2017 was a tough, but very interesting year at the LHC with many transverse instabilities observed due to the degraded vacuum in the beam pipe of a magnet cell. Instability rise-times as short as 10 turns were measured and none of the usual mitigation measures (chromaticity, Landau octupoles and transverse damper) can be effective for such fast-growing instabilities.
Other mitigation measures needed to be found and one of them was to use the so-called "8b+4e beam" (with 8 bunches followed by 4 empty buckets), which reduces the electron cloud effect. This was possible thanks to the huge flexibility of the injector complex and in particular of the 58-year old Proton Synchrotron. Thanks also to other improvements, a new record peak luminosity in a collider could finally be established, with ~ 2.2E34 cm-2.s-1. However, this needs to be confirmed (after detailed luminosity calibration) as this value is just slightly above the previous record established in the KEKB lepton collider in Japan (with ~ 2.1E34 cm-2.s-1).

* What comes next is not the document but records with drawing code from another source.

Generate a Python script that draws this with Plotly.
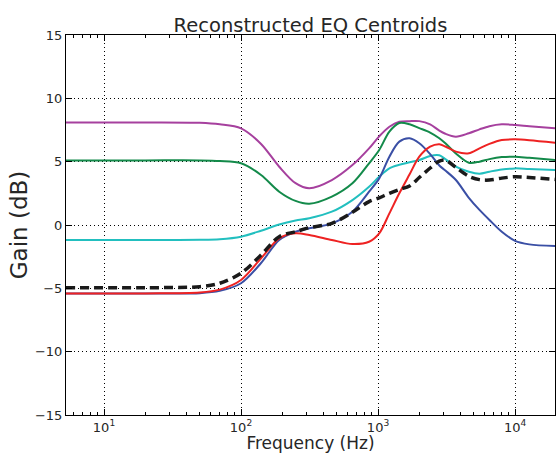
import numpy as np
import plotly.graph_objects as go

freq = [5.28, 20, 50, 70, 100, 140, 190, 250, 315, 460, 650, 860, 1020, 1210, 1430, 1700, 2000,
        2400, 2800, 3100, 3700, 4600, 5500, 6500, 8000, 10000, 12700, 19600]

purple = [8.1, 8.1, 8.07, 7.95, 7.63, 6.4, 4.6, 3.3, 2.9, 3.55, 4.73, 6.05, 7.0, 7.76, 8.15, 8.2, 8.2,
          7.95, 7.45, 7.2, 6.97, 7.24, 7.55, 7.8, 7.95, 7.9, 7.8, 7.63]
green = [5.1, 5.1, 5.1, 5.05, 4.87, 3.95, 2.63, 1.9, 1.68, 2.24, 3.29, 4.87, 5.92, 7.37, 8.05, 7.95, 7.65,
         7.3, 6.85, 6.45, 5.65, 4.92, 5.0, 5.2, 5.36, 5.39, 5.3, 5.13]
cyan = [-1.18, -1.18, -1.17, -1.12, -0.92, -0.45, 0.04, 0.35, 0.53, 1.05, 1.97, 3.02, 3.81, 4.47, 4.75, 4.95, 5.13,
        5.45, 5.5, 5.2, 4.6, 4.2, 4.05, 4.21, 4.38, 4.47, 4.42, 4.34]
blue = [-5.4, -5.4, -5.38, -5.2, -4.6, -3.0, -1.18, -0.53, -0.26, 0.13, 1.05, 2.63, 3.68, 5.39, 6.58, 6.84, 6.45,
        5.6, 4.7, 4.3, 3.55, 2.15, 1.19, 0.4, -0.53, -1.25, -1.53, -1.66]
red = [-5.4, -5.4, -5.33, -5.1, -4.34, -2.63, -1.05, -0.66, -0.79, -1.18, -1.5, -1.32, -0.66, 0.92, 2.5, 4.0, 5.39,
       6.18, 6.37, 6.2, 5.79, 5.66, 6.05, 6.4, 6.71, 6.76, 6.7, 6.5]
mean = [-4.95, -4.95, -4.87, -4.6, -3.81, -2.37, -0.92, -0.53, -0.21, 0.13, 1.0, 1.85, 2.15, 2.5, 2.8, 3.08, 3.75,
        4.5, 5.05, 5.13, 4.55, 3.85, 3.58, 3.55, 3.7, 3.81, 3.75, 3.6]

series = [
    ("purple", purple, "#a6409e"),
    ("green", green, "#138a4a"),
    ("cyan", cyan, "#22bfbf"),
    ("blue", blue, "#3a4fa5"),
    ("red", red, "#ee2222"),
]

x_tickvals = [10, 100, 1000, 10000]
x_ticktext = ["10<sup>1</sup>", "10<sup>2</sup>", "10<sup>3</sup>", "10<sup>4</sup>"]
y_tickvals = [-15, -10, -5, 0, 5, 10, 15]

minor_vals = [m * 10 ** k for k in range(0, 5) for m in range(2, 10)]

fig = go.Figure()
for name, vals, col in series:
    fig.add_trace(go.Scatter(x=freq, y=vals, mode="lines", name=name,
                             line=dict(color=col, width=2, shape="spline", smoothing=0.9)))
fig.add_trace(go.Scatter(x=freq, y=mean, mode="lines", name="mean",
                         line=dict(color="#1a1a1a", width=3.5, dash="9px,5px",
                                   shape="spline", smoothing=0.9)))

font = "DejaVu Sans, Verdana, sans-serif"
fig.update_layout(
    width=556, height=453,
    margin=dict(l=66, r=1, t=35, b=38),
    paper_bgcolor="white", plot_bgcolor="white",
    showlegend=False,
    font=dict(family=font, color="#262626", size=13),
    title=dict(text="Reconstructed EQ Centroids", x=0.5, xref="paper", xanchor="center",
               y=1, yref="paper", yanchor="bottom", pad=dict(b=3),
               font=dict(size=19.5, family=font, color="#262626")),
)
fig.update_xaxes(
    type="log", range=[np.log10(5.28), 4.2915],
    tickvals=x_tickvals, ticktext=x_ticktext,
    ticks="inside", ticklen=6, tickwidth=1, tickcolor="black",
    showline=True, linecolor="black", linewidth=1, mirror="ticks",
    showgrid=True, gridcolor="black", griddash="1px,3px", gridwidth=1,
    zeroline=False,
    minor=dict(tickvals=minor_vals, ticks="inside", ticklen=3, tickcolor="black", showgrid=False),
    title=dict(text="Frequency (Hz)", font=dict(size=17, family=font, color="#262626"), standoff=4),
    tickfont=dict(size=13, family=font, color="#262626"),
)
fig.update_yaxes(
    range=[-15, 15], tickvals=y_tickvals,
    ticks="inside", ticklen=6, tickwidth=1, tickcolor="black",
    showline=True, linecolor="black", linewidth=1, mirror="ticks",
    showgrid=True, gridcolor="black", griddash="1px,3px", gridwidth=1,
    zeroline=False,
    title=dict(text="Gain (dB)", font=dict(size=23, family=font, color="#262626"), standoff=0),
    tickfont=dict(size=13, family=font, color="#262626"),
)

fig.write_html("out.html")
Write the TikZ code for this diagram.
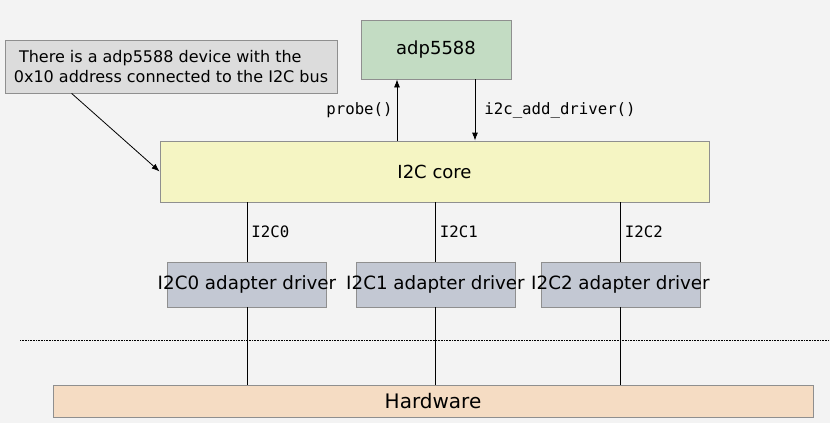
\documentclass[tikz,border=0pt]{standalone}
\usepackage{fontspec}
\setmainfont{DejaVu Sans}
\newfontfamily\monofont{DejaVu Sans Mono}
\usetikzlibrary{arrows.meta, positioning}

\definecolor{bgcol}{HTML}{F3F3F3}
\definecolor{edgecol}{HTML}{8F8F8F}
\definecolor{notecol}{HTML}{DCDCDC}
\definecolor{devcol}{HTML}{C3DCC3}
\definecolor{corecol}{HTML}{F5F5C3}
\definecolor{adaptcol}{HTML}{C3C8D3}
\definecolor{hwcol}{HTML}{F5DCC3}

\begin{document}
\begin{tikzpicture}[x=1pt,y=-1pt,>={Latex[length=8pt,width=6pt]},
        box/.style={draw=edgecol,line width=0.8pt,inner sep=0pt,font=\fontsize{18}{22}\selectfont},
        adapter/.style={box,fill=adaptcol,minimum width=159pt,minimum height=45pt},
        every label/.style={font=\fontsize{18.3}{22}\selectfont,inner sep=0pt},
        call/.style={font=\monofont\fontsize{15.7}{18}\selectfont,inner sep=0pt},
        wire/.style={line width=0.8pt}]

      \path[use as bounding box,fill=bgcol] (0,0) rectangle (830,423);

      \node[box,fill=notecol,minimum width=332pt,minimum height=53pt,align=left,
            font=\fontsize{16}{20}\selectfont] (note) at (171,66.5)
            {\hspace*{0.32em}There is a adp5588 device with the\\0x10 address connected to the I2C bus};
      \node[box,fill=devcol,minimum width=150pt,minimum height=59pt] (adp) at (436,49.5) {adp5588};
      \node[box,fill=corecol,minimum width=549pt,minimum height=61pt] (core) at (434.5,171.5) {I2C core};

      \node[adapter,label={center:I2C0 adapter driver}] (ad0) at (247,284.5) {};
      \node[adapter,label={center:I2C1 adapter driver}] (ad1) at (435.5,284.5) {};
      \node[adapter,label={center:I2C2 adapter driver}] (ad2) at (620.5,284.5) {};

      \node[box,fill=hwcol,minimum width=760pt,minimum height=32pt,font=\fontsize{20}{24}\selectfont] (hw) at (433,401) {Hardware};

      % callbacks between the driver and the core
      \draw[wire,<-] ([xshift=-39]adp.south) -- node[call,left=4pt] {probe()} ([xshift=-39]adp.south |- core.north);
      \draw[wire,->] ([xshift=39]adp.south) -- node[call,right=9pt] {i2c\_add\_driver()} ([xshift=39]adp.south |- core.north);
      \draw[wire,->] ([xshift=67]note.south west) -- (core.west);

      % buses
      \foreach \n in {0,1,2} {
        \draw[wire] (ad\n.north |- core.south) -- node[call,right=4pt] {I2C\n} (ad\n.north);
        \draw[wire] (ad\n.south) -- (ad\n.south |- hw.north);
      }

      \draw[line width=0.6pt,dash pattern=on 0.8pt off 0.8pt] (20,340) -- (830,340);
\end{tikzpicture}
\end{document}
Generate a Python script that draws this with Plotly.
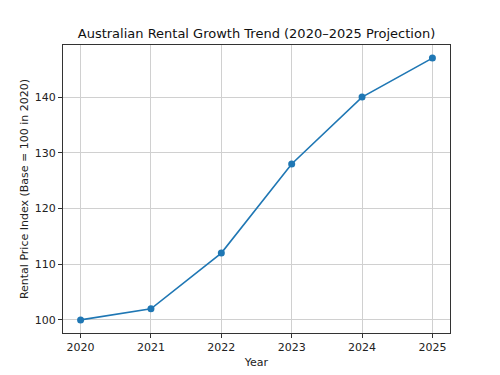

What is sure is that more than twice the LHC design luminosity (of 1E34 cm-2.s-1) was reached in 2017 and we can thank the fathers of the LHC (the current JUAS director, Philippe Lebrun, is one of them) for having built such an incredible machine! Following the experience of the LHC, one lesson to be learnt for the future High-Luminosity project is that back-up solutions in beam parameters are important:
- the Brout-Englert-Higgs boson was discovered in 2012 thanks to the 50 ns (bunch spacing) beam, while the nominal bunch spacing is 25 ns;
- the record peak luminosity in a collider (still to be confirmed) was established with the "8b+4e" beam.